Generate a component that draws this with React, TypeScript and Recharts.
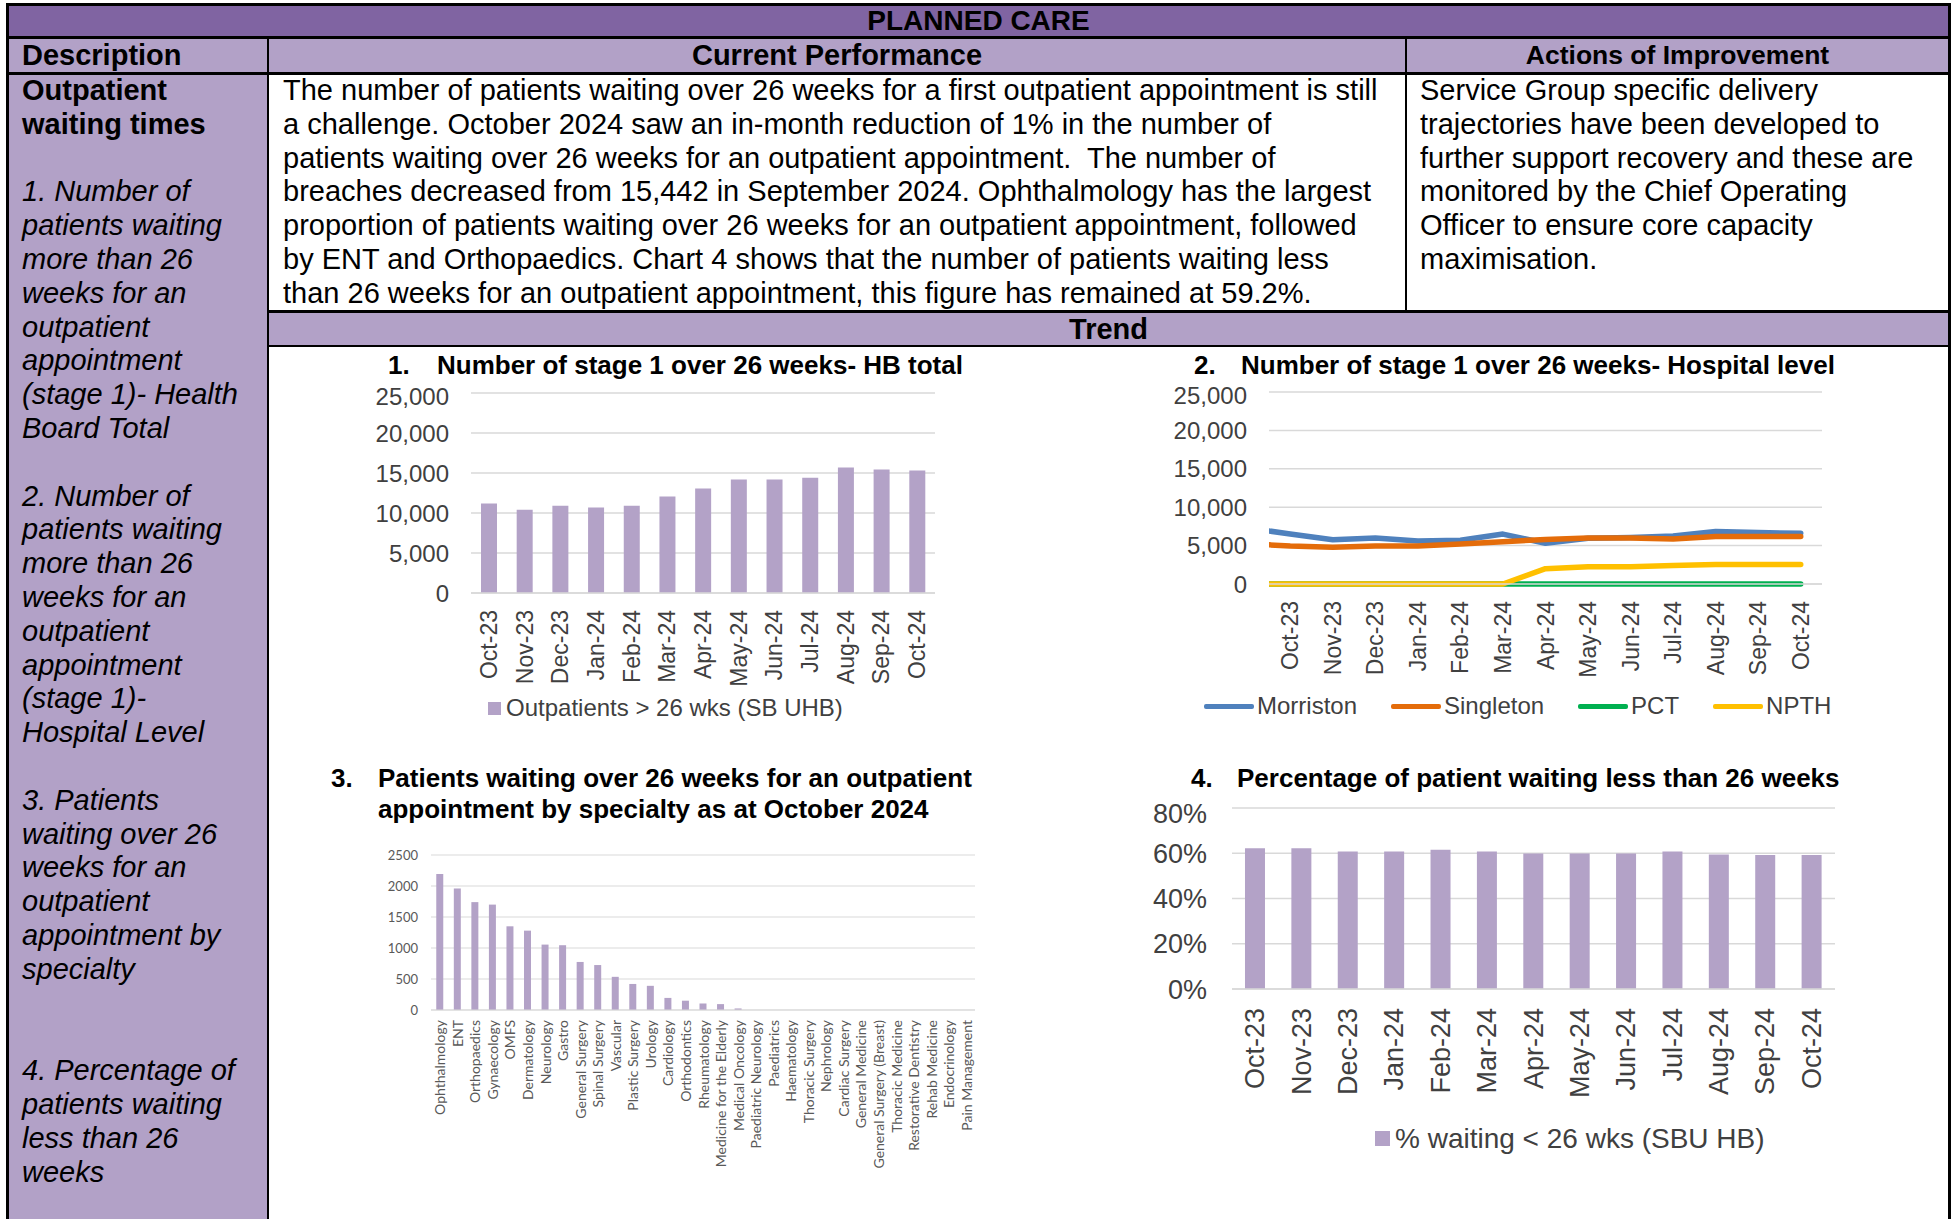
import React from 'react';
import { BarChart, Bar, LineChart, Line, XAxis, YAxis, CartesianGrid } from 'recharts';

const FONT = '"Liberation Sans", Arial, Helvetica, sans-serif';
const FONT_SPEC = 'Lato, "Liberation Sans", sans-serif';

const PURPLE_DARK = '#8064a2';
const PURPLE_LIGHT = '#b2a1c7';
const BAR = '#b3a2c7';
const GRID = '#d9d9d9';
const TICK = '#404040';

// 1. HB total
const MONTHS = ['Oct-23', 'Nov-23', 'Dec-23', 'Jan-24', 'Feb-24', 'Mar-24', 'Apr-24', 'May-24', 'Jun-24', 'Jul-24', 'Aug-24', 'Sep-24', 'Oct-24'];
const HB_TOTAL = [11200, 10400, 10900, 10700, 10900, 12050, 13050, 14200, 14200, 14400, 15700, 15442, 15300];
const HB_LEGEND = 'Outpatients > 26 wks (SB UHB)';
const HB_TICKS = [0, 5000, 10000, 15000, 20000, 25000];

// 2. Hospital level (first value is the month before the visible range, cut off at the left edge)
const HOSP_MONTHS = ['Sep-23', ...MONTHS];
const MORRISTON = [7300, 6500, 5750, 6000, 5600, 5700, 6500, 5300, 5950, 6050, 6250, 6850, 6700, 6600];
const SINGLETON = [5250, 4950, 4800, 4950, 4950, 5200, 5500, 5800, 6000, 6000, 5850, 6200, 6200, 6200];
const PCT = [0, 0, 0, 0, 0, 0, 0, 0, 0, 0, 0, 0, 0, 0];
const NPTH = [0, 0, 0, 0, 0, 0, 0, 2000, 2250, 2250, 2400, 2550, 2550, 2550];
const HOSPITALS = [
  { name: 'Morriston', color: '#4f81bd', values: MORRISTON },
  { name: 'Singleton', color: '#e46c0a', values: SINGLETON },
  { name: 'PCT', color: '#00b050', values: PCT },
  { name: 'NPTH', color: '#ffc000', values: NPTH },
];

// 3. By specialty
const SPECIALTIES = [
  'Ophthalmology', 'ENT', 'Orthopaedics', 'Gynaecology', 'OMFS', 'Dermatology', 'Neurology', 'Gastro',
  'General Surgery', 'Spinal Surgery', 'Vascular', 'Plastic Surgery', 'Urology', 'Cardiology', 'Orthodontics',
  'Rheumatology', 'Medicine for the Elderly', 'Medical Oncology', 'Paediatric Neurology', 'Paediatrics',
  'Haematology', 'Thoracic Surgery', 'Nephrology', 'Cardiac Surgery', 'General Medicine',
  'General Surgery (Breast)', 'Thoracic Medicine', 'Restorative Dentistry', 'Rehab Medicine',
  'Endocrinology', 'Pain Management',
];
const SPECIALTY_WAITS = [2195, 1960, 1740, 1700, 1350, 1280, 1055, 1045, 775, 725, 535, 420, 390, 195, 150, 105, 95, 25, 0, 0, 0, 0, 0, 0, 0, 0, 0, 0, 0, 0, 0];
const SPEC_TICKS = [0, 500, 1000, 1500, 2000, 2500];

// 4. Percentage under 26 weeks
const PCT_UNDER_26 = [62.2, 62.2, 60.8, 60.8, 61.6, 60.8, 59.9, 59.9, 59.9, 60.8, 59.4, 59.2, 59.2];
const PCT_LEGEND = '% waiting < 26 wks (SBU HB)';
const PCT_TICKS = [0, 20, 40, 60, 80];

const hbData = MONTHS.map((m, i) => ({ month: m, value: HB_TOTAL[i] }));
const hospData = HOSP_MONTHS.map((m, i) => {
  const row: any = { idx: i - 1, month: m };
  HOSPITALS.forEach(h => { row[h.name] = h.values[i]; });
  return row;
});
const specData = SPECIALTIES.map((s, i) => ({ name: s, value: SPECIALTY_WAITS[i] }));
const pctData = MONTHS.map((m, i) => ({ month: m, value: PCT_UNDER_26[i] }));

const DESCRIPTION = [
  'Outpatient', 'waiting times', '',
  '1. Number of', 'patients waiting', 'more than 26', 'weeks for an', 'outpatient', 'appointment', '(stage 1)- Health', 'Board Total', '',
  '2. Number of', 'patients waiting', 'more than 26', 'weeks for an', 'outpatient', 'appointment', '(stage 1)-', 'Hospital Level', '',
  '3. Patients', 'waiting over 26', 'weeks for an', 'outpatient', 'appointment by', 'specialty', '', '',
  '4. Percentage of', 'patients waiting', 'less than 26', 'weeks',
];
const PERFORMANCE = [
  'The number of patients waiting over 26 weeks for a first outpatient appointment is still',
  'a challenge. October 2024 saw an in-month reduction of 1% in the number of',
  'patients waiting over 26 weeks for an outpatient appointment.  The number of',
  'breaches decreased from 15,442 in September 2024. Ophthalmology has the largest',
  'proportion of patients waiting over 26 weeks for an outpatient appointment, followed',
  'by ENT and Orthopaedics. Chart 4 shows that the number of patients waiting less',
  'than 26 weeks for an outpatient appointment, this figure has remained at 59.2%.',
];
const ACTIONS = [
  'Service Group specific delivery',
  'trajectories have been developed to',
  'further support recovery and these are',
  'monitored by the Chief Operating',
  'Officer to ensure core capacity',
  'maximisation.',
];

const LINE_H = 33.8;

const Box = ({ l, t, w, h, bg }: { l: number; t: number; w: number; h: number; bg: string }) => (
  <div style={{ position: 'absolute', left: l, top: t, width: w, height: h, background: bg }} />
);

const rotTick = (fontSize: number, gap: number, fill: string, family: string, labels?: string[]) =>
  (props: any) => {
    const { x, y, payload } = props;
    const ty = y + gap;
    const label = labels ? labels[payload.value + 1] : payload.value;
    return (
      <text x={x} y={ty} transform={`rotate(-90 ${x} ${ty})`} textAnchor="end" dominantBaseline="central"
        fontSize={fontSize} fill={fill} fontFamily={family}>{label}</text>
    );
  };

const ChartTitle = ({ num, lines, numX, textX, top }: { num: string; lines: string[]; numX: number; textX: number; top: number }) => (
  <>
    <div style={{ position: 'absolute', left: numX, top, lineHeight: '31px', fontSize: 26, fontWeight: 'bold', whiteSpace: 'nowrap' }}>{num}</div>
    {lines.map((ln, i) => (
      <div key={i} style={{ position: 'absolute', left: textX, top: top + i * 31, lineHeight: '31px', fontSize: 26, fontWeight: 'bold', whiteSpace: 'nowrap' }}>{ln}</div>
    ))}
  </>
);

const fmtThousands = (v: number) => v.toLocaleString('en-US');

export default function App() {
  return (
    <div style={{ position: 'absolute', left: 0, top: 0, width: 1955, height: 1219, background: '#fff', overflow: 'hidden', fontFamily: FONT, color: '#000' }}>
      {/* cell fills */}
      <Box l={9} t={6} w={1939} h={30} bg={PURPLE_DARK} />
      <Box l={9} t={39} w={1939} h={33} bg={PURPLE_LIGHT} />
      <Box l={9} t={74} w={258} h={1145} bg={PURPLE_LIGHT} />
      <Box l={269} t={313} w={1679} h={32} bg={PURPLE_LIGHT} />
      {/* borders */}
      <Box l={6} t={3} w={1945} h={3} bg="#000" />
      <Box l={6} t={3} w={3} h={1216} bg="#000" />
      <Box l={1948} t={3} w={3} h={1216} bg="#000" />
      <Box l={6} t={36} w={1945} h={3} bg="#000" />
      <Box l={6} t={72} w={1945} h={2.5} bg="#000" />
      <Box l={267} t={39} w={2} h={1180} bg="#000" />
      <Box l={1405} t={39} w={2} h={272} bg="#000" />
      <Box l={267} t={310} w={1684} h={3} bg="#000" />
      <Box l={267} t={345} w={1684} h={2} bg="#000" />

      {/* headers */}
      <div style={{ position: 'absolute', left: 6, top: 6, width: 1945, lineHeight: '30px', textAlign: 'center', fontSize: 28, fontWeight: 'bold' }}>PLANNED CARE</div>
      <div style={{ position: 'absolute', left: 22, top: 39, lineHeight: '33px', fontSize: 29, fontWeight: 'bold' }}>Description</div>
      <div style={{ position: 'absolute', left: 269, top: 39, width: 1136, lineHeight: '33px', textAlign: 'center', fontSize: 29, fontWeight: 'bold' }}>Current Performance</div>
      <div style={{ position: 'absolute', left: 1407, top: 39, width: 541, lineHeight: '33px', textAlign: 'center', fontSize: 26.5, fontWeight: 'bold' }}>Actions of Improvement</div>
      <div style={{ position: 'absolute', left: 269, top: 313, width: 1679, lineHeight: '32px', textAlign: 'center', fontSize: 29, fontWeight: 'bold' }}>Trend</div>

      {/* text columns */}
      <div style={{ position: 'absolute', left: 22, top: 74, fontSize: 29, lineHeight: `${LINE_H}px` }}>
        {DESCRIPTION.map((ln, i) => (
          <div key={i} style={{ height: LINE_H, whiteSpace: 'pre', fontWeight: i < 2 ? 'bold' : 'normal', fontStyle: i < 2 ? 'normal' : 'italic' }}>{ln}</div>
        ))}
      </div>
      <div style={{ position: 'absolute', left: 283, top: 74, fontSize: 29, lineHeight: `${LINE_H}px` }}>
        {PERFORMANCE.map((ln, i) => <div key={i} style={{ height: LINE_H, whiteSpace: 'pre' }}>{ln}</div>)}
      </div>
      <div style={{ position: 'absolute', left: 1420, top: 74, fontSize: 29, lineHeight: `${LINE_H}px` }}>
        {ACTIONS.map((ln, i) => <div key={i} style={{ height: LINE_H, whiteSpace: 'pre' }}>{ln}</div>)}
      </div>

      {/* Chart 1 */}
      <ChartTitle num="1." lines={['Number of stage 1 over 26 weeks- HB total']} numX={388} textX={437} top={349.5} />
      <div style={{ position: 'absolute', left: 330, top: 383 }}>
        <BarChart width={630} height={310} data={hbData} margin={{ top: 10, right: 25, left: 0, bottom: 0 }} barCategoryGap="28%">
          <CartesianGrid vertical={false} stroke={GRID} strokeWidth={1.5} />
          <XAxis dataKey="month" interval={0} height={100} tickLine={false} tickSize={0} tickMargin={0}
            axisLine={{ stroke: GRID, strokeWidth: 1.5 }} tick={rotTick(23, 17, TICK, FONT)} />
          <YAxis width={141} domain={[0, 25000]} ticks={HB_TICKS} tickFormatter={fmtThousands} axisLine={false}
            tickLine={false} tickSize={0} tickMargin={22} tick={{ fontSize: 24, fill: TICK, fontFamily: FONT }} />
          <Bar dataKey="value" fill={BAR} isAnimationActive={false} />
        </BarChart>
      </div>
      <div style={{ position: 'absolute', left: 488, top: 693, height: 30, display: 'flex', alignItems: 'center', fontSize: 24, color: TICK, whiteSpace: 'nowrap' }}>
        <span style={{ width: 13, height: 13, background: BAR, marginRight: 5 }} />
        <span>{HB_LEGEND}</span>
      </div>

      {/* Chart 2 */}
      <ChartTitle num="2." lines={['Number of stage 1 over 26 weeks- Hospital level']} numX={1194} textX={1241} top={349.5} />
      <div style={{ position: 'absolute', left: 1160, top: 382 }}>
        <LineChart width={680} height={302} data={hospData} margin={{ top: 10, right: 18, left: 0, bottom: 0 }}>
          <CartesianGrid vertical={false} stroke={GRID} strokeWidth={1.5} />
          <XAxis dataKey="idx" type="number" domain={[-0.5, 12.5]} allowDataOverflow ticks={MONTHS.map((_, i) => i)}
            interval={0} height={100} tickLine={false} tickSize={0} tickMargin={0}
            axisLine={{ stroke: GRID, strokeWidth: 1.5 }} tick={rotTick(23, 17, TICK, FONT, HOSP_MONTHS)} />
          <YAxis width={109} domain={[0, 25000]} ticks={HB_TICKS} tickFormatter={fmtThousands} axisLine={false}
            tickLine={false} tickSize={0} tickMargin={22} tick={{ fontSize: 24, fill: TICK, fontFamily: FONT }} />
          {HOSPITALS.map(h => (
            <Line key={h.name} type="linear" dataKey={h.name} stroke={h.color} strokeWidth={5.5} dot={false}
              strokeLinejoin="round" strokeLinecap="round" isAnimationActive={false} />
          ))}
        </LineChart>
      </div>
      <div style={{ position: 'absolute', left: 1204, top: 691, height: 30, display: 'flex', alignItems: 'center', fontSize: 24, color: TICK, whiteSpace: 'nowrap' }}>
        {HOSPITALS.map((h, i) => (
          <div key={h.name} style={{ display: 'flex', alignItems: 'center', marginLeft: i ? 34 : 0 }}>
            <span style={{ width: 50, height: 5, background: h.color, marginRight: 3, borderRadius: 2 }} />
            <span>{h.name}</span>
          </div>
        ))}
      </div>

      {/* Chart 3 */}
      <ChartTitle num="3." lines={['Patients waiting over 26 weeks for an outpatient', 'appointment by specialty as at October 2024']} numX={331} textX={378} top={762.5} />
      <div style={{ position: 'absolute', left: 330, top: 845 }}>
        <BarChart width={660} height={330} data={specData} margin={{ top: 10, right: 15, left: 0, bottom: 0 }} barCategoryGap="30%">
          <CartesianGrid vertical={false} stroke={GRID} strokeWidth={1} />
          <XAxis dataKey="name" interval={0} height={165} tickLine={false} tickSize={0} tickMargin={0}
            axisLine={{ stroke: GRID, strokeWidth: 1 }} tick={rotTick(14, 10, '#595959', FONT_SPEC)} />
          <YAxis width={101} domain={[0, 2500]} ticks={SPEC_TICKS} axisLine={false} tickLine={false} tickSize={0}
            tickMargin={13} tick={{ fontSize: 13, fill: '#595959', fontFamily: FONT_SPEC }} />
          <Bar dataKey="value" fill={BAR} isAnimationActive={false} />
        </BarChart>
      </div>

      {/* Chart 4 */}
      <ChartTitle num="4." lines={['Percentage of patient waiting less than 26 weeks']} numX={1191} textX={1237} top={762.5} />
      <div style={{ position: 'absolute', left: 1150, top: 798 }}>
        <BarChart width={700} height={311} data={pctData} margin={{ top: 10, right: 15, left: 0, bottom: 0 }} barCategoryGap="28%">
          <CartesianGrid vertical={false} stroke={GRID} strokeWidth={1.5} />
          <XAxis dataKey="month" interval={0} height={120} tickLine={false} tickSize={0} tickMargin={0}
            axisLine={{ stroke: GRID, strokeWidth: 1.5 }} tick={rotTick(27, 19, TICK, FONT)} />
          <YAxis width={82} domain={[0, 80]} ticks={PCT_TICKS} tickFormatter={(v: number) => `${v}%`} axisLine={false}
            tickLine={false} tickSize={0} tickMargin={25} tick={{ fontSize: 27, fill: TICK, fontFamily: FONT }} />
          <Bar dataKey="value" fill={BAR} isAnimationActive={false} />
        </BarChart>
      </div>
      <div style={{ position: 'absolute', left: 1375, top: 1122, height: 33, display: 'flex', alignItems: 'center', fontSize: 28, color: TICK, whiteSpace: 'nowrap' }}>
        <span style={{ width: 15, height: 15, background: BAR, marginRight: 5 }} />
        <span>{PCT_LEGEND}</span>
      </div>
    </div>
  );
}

- **Goal of the exercise**
Repeat the lines above, starting at the first and stopping after the line that holds "const HB_TICKS = [0, 5000, 10000, 15000, 20000, 25000];", with the pictures left out.

- **Exercise response**
Generate a component that draws this with React, TypeScript and Recharts.
import React from 'react';
import { BarChart, Bar, LineChart, Line, XAxis, YAxis, CartesianGrid } from 'recharts';

const FONT = '"Liberation Sans", Arial, Helvetica, sans-serif';
const FONT_SPEC = 'Lato, "Liberation Sans", sans-serif';

const PURPLE_DARK = '#8064a2';
const PURPLE_LIGHT = '#b2a1c7';
const BAR = '#b3a2c7';
const GRID = '#d9d9d9';
const TICK = '#404040';

// 1. HB total
const MONTHS = ['Oct-23', 'Nov-23', 'Dec-23', 'Jan-24', 'Feb-24', 'Mar-24', 'Apr-24', 'May-24', 'Jun-24', 'Jul-24', 'Aug-24', 'Sep-24', 'Oct-24'];
const HB_TOTAL = [11200, 10400, 10900, 10700, 10900, 12050, 13050, 14200, 14200, 14400, 15700, 15442, 15300];
const HB_LEGEND = 'Outpatients > 26 wks (SB UHB)';
const HB_TICKS = [0, 5000, 10000, 15000, 20000, 25000];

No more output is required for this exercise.